Don’T Worry About The Government, Lockheed

Here’s what a “challenging DoD environment” looks like to Lockheed Martin’s aerospace division:

This slide is part of a presentation by Lockheed executives today at an investment banking conference hosted by Credit Suisse in New York.

The threat of Defense Department budget cuts may pose a “challenge” to America’s largest military contractor, but it’s nothing compared to the challenges faced by the rapidly swelling ranks of unemployed—including the 10,000 Lockheed employees slated to lose their jobs this year.

According to the US Congressional Budget Office,

the unemployment rate will be higher between 2010 and 2014 than it estimated last August, in part because…the dislocations in labor markets caused by the recession now appear to be more pervasive than previously estimated.

Not only is the situation worse than officials assumed, government economists now say things won’t return to “normal” for another decade, as far as the average wage-earner is concerned:

In CBO’s forecast, the persistently elevated level of unemployment depresses labor income in 2010. … [By] 2020, [CBO expects labor income] to approach the share of [gross domestic product] that prevailed, on average, between 1979 and 2008.

So much for progress.

Will this estimate, too, prove too rosy? It depends. It depends in large part on what the government decides to do.

Some 1.4 million Americans will lose their unemployment benefits by Christmastime, if Congress doesn’t approve another extension, expected to cost $56 billion. Those benefits provide, for most recipients, a subsistence-level income.

Perhaps Lockheed Martin, which returned $2.3 billion to shareholders in the first three quarters of this year, could help cover the cost of the extension?

Perhaps Bruce L. Tanner—Lockheed’s CFO, who delivered this morning’s presentation, and made $7 million last year—could pay a slightly hire income tax rate?

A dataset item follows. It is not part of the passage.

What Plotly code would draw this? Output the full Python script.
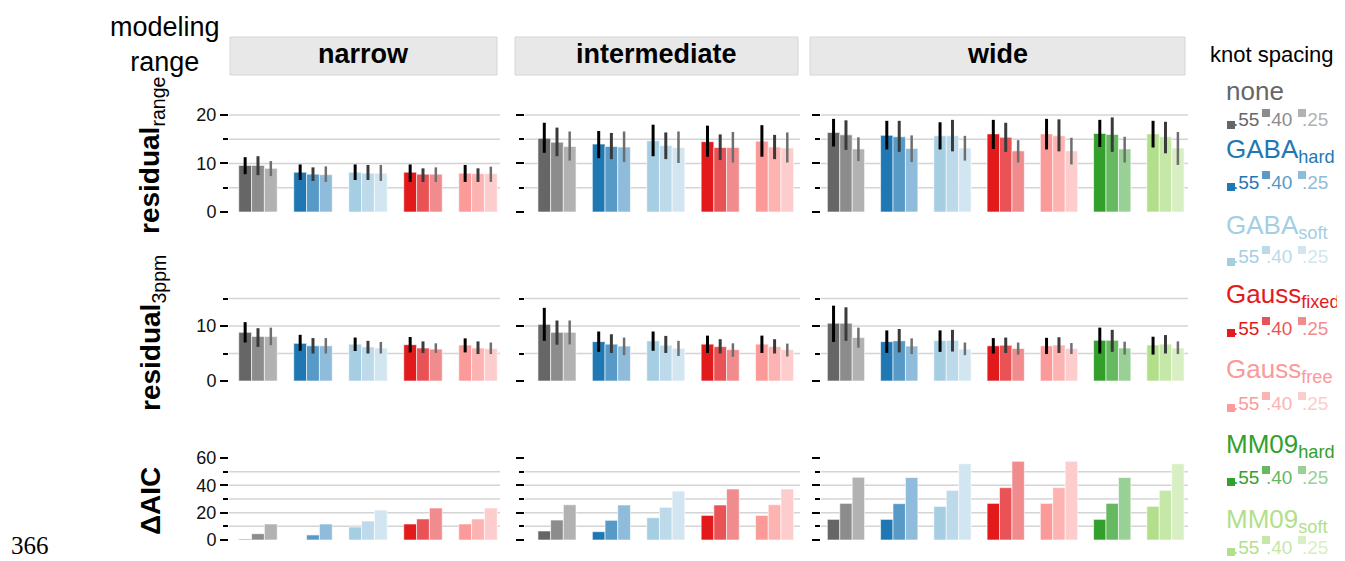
import plotly.graph_objects as go

# The page body has an 8px default margin, so the figure is drawn 8px in from the corner.
OFF = 8
W, H = 1345 - OFF, 561 - OFF
FONT = "Liberation Sans, Arial, Helvetica, sans-serif"

# ---------------- data ----------------
methods = ["none", "GABA_hard", "GABA_soft", "Gauss_fixed", "Gauss_free", "MM09_hard", "MM09_soft"]
method_labels = ["none", "GABA<sub>hard</sub>", "GABA<sub>soft</sub>", "Gauss<sub>fixed</sub>",
                 "Gauss<sub>free</sub>", "MM09<sub>hard</sub>", "MM09<sub>soft</sub>"]
method_colors = ["#666666", "#1f78b4", "#a6cee3", "#e31a1c", "#fb9a99", "#33a02c", "#b2df8a"]
spacings = [".55", ".40", ".25"]
spacing_alpha = [1.0, 0.75, 0.5]
modeling_ranges = ["narrow", "intermediate", "wide"]
n_methods = [5, 5, 7]

# residual_range  (per method: [.55, .40, .25])
res_range_narrow = [[9.6, 9.6, 9.0], [8.2, 7.8, 7.7], [8.2, 8.0, 8.0], [8.2, 7.8, 7.8], [8.0, 7.9, 7.9]]
res_range_narrow_lo = [[7.8, 7.6, 7.4], [6.6, 6.4, 6.2], [6.6, 6.6, 6.4], [6.2, 6.2, 6.2], [6.2, 6.2, 6.2]]
res_range_narrow_hi = [[11.3, 11.5, 10.5], [9.8, 9.2, 9.4], [9.8, 9.7, 9.7], [9.8, 9.0, 9.2], [9.7, 9.0, 9.35]]
res_range_inter = [[15.2, 14.4, 13.5], [14.0, 13.5, 13.4], [14.7, 13.7, 13.3], [14.5, 13.3, 13.3], [14.6, 13.4, 13.2]]
res_range_inter_lo = [[12.2, 11.5, 10.6], [11.1, 10.9, 10.3], [11.5, 10.9, 10.1], [11.4, 10.7, 10.2], [11.4, 10.9, 10.2]]
res_range_inter_hi = [[18.4, 17.4, 16.6], [16.7, 16.3, 16.6], [18.0, 16.4, 16.6], [17.8, 16.0, 16.5], [17.9, 15.9, 16.4]]
res_range_wide = [[16.4, 15.9, 13.0], [15.8, 15.5, 13.1], [15.7, 15.7, 13.2], [16.1, 15.4, 12.6],
                  [16.1, 15.7, 12.6], [16.2, 16.0, 13.0], [16.1, 15.5, 13.2]]
res_range_wide_lo = [[13.5, 12.8, 10.5], [12.9, 12.4, 10.3], [12.9, 12.5, 10.6], [13.0, 12.4, 10.2],
                     [12.9, 12.5, 9.8], [13.4, 12.4, 10.2], [13.3, 12.1, 9.7]]
res_range_wide_hi = [[19.2, 18.9, 15.4], [18.8, 18.8, 15.8], [18.5, 19.0, 15.7], [19.0, 18.4, 14.8],
                     [19.2, 19.1, 15.3], [19.0, 19.5, 15.5], [18.8, 18.6, 16.5]]

# residual_3ppm
res_3ppm_narrow = [[8.85, 8.1, 8.1], [6.85, 6.4, 6.4], [6.7, 6.2, 6.0], [6.6, 6.0, 5.8], [6.55, 6.0, 5.9]]
res_3ppm_narrow_lo = [[7.0, 6.2, 6.5], [5.5, 5.0, 5.0], [5.45, 5.0, 5.0], [5.2, 5.1, 5.1], [5.2, 4.9, 4.9]]
res_3ppm_narrow_hi = [[10.7, 9.6, 9.7], [8.4, 7.8, 7.8], [7.9, 7.3, 7.1], [8.0, 7.2, 6.85], [7.75, 7.2, 7.0]]
res_3ppm_inter = [[10.3, 8.85, 8.85], [7.15, 6.7, 6.35], [7.3, 6.5, 5.95], [6.7, 6.25, 5.7], [6.7, 6.25, 5.7]]
res_3ppm_inter_lo = [[7.3, 6.6, 6.65], [5.3, 5.1, 4.7], [5.5, 5.1, 4.55], [5.1, 5.0, 4.4], [5.1, 5.0, 4.45]]
res_3ppm_inter_hi = [[13.3, 11.0, 11.0], [9.0, 8.5, 7.9], [9.0, 8.2, 7.3], [8.25, 7.6, 6.85], [8.25, 7.6, 6.8]]
res_3ppm_wide = [[10.5, 10.5, 7.9], [7.15, 7.3, 6.35], [7.35, 7.4, 5.8], [6.4, 6.5, 5.9],
                 [6.4, 6.55, 5.9], [7.4, 7.4, 6.0], [6.55, 6.7, 6.0]]
res_3ppm_wide_lo = [[7.1, 7.3, 6.05], [5.1, 5.2, 4.9], [5.3, 5.35, 4.7], [5.0, 5.1, 4.8],
                    [4.9, 5.1, 4.9], [5.0, 5.3, 4.8], [4.8, 5.0, 4.9]]
res_3ppm_wide_hi = [[13.7, 13.4, 9.7], [9.2, 9.45, 7.75], [9.2, 9.3, 7.0], [7.8, 7.9, 7.0],
                    [7.85, 7.95, 6.9], [9.7, 9.3, 7.15], [8.05, 8.35, 7.2]]

# delta AIC
aic_narrow = [[0.6, 4.6, 11.7], [0.0, 3.7, 11.7], [9.5, 13.9, 21.9], [11.7, 15.4, 23.4], [11.7, 15.4, 23.4]]
aic_inter = [[6.6, 14.6, 25.8], [6.1, 14.4, 25.6], [16.3, 23.9, 35.8], [18.0, 25.6, 37.3], [18.0, 25.8, 37.3]]
aic_wide = [[15.1, 26.8, 45.9], [15.1, 26.6, 45.7], [24.6, 36.3, 55.8], [26.8, 38.3, 57.6],
            [26.8, 38.3, 57.6], [15.1, 26.8, 45.7], [24.6, 36.3, 55.8]]

row_titles = ["<b>residual</b><sub>range</sub>", "<b>residual</b><sub>3ppm</sub>", "<b>ΔAIC</b>"]
major_ticks = [[0, 10, 20], [0, 10], [0, 20, 40, 60]]
minor_ticks = [[5, 15], [5, 15], [10, 30, 50]]
grid_vals = [[5, 10, 15, 20], [5, 10, 15], [10, 20, 30, 40, 50]]

rows_data = [
    [(res_range_narrow, res_range_narrow_lo, res_range_narrow_hi),
     (res_range_inter, res_range_inter_lo, res_range_inter_hi),
     (res_range_wide, res_range_wide_lo, res_range_wide_hi)],
    [(res_3ppm_narrow, res_3ppm_narrow_lo, res_3ppm_narrow_hi),
     (res_3ppm_inter, res_3ppm_inter_lo, res_3ppm_inter_hi),
     (res_3ppm_wide, res_3ppm_wide_lo, res_3ppm_wide_hi)],
    [(aic_narrow, None, None), (aic_inter, None, None), (aic_wide, None, None)],
]

# ---------------- layout geometry (window pixels) ----------------
col_px = [(229, 500), (525, 800), (821, 1188)]
col_xrange = [(-0.527, 4.40), (-0.588, 4.467), (-0.469, 6.423)]
row_px = [(108, 214), (290, 383), (452, 542)]          # (top, bottom)
row_yrange = [(-0.412, 21.44), (-0.364, 16.545), (-1.463, 64.39)]
strip_px = [(230, 497), (515, 798), (810, 1185)]


def px(x):
    return (x - OFF) / W


def py(y):
    return 1 - (y - OFF) / H


def blend(hex_color, a):
    h = hex_color.lstrip("#")
    r, g, b = int(h[0:2], 16), int(h[2:4], 16), int(h[4:6], 16)
    return "rgb(%d,%d,%d)" % (round(r * a + 255 * (1 - a)), round(g * a + 255 * (1 - a)), round(b * a + 255 * (1 - a)))


err_colors = ["#000000", "#3a3a3a", "#6e6e6e"]
err_thick = [3, 3, 2.5]

fig = go.Figure()
layout = dict(
    width=W, height=H, autosize=False,
    margin=dict(l=0, r=0, t=0, b=0, pad=0, autoexpand=False),
    paper_bgcolor="white", plot_bgcolor="white",
    barmode="group", bargap=0.3, bargroupgap=0,
    showlegend=False,
    font=dict(family=FONT, color="black"),
)
shapes = []
annotations = []

for r in range(3):
    for c in range(3):
        k = r * 3 + c + 1
        xa = "x" if k == 1 else "x%d" % k
        ya = "y" if k == 1 else "y%d" % k
        n = n_methods[c]
        vals, lo, hi = rows_data[r][c]
        cats = methods[:n]
        for s in range(3):
            y = [vals[i][s] for i in range(n)]
            tr = dict(
                x=cats, y=y, xaxis=xa, yaxis=ya,
                marker=dict(color=[blend(method_colors[i], spacing_alpha[s]) for i in range(n)],
                            line=dict(color="white", width=0.6)),
                hoverinfo="skip", name=spacings[s],
            )
            if lo is not None:
                tr["error_y"] = dict(
                    type="data", symmetric=False,
                    array=[hi[i][s] - vals[i][s] for i in range(n)],
                    arrayminus=[vals[i][s] - lo[i][s] for i in range(n)],
                    color=err_colors[s], thickness=err_thick[s], width=0,
                )
            fig.add_trace(go.Bar(**tr))

        x0, x1 = col_px[c]
        yt, yb = row_px[r]
        layout["xaxis" if k == 1 else "xaxis%d" % k] = dict(
            domain=[px(x0), px(x1)], anchor=ya, type="category",
            categoryorder="array", categoryarray=cats, automargin=False,
            range=list(col_xrange[c]), showticklabels=False, ticks="",
            showgrid=False, zeroline=False, showline=False, fixedrange=True,
        )
        layout["yaxis" if k == 1 else "yaxis%d" % k] = dict(
            domain=[py(yb), py(yt)], anchor=xa, range=list(row_yrange[r]), automargin=False,
            tickmode="array", tickvals=major_ticks[r],
            ticktext=[str(v) for v in major_ticks[r]],
            showticklabels=(c == 0),
            ticks="outside", ticklen=8, tickwidth=2, tickcolor="black",
            tickfont=dict(size=18, color="#111111", family=FONT),
            minor=dict(tickmode="array", tickvals=minor_ticks[r], ticks="outside",
                       ticklen=5, tickwidth=2, tickcolor="black", showgrid=False),
            showgrid=False, zeroline=False, showline=False, fixedrange=True,
        )
        for g in grid_vals[r]:
            shapes.append(dict(type="line", xref="%s domain" % xa, yref=ya,
                               x0=0, x1=1, y0=g, y1=g, layer="below",
                               line=dict(color="#d4d4d4", width=1.5)))

# strips
for c in range(3):
    x0, x1 = strip_px[c]
    shapes.append(dict(type="rect", xref="paper", yref="paper",
                       x0=px(x0), x1=px(x1), y0=py(75), y1=py(37),
                       fillcolor="#e8e8e8", line=dict(color="#d6d6d6", width=1), layer="below"))
    annotations.append(dict(xref="paper", yref="paper", x=px((x0 + x1) / 2), y=py(54),
                            text="<b>%s</b>" % modeling_ranges[c], showarrow=False,
                            xanchor="center", yanchor="middle",
                            font=dict(size=27, color="black", family=FONT)))

# modeling range label
annotations.append(dict(xref="paper", yref="paper", x=px(165), y=py(44),
                        text="modeling<br>range", showarrow=False, align="center",
                        xanchor="center", yanchor="middle",
                        font=dict(size=27, color="black", family=FONT)))

# row titles
row_title_pos = [(152, 155), (152, 333), (150, 501)]
for r in range(3):
    annotations.append(dict(xref="paper", yref="paper", x=px(row_title_pos[r][0]), y=py(row_title_pos[r][1]),
                            text=row_titles[r], textangle=-90, showarrow=False,
                            xanchor="center", yanchor="middle",
                            font=dict(size=28, color="black", family=FONT)))

# legend
annotations.append(dict(xref="paper", yref="paper", x=px(1208), y=py(55), text="knot spacing",
                        showarrow=False, xanchor="left", yanchor="middle",
                        font=dict(size=22, color="black", family=FONT)))
legend_name_y = [91, 151, 226, 295, 370, 445, 520]
legend_row_y = [120, 182, 257, 328, 403, 477, 547]
num_x = [1231, 1264, 1300]
for i in range(7):
    annotations.append(dict(xref="paper", yref="paper", x=px(1224), y=py(legend_name_y[i]),
                            text=method_labels[i], showarrow=False, xanchor="left", yanchor="middle",
                            font=dict(size=26, color=method_colors[i], family=FONT)))
    yr = legend_row_y[i]
    for s in range(3):
        col = blend(method_colors[i], spacing_alpha[s])
        annotations.append(dict(xref="paper", yref="paper", x=px(num_x[s]), y=py(yr),
                                text=spacings[s], showarrow=False, xanchor="left", yanchor="middle",
                                font=dict(size=19, color=col, family=FONT)))
        sx = num_x[s] - 4 if s == 0 else num_x[s] - 2
        if s == 0:
            sy0, sy1 = yr + 1, yr + 9
        else:
            sy0, sy1 = yr - 11, yr - 3
        shapes.append(dict(type="rect", xref="paper", yref="paper",
                           x0=px(sx), x1=px(sx + 8), y0=py(sy1), y1=py(sy0),
                           fillcolor=col, line=dict(width=0), layer="above"))

# page number
annotations.append(dict(xref="paper", yref="paper", x=px(30), y=py(545), text="366",
                        showarrow=False, xanchor="center", yanchor="middle",
                        font=dict(size=25, color="black", family="Liberation Serif, Times New Roman, serif")))

layout["shapes"] = shapes
layout["annotations"] = annotations
fig.update_layout(**layout)
fig.write_html("out.html")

What could be more patriotic? After all, his company owes 85 percent of its business to the US government and thus, to the taxpayers—including to those thousands of laid-off Lockheed workers who will pay taxes on their unemployment benefits.

Then, maybe, Congress could redirect some of the $159 billion that’s set aside this year for “overseas contingency operations.” Two wars’ worth of budget savings could be used to prevent millions more Americans from sliding into the trap of generational poverty.

I know, it sounds crazy. Without high unemployment and generational poverty, where would all the new recruits come from? And what would happen to Lockheed’s “strong topline growth potential”?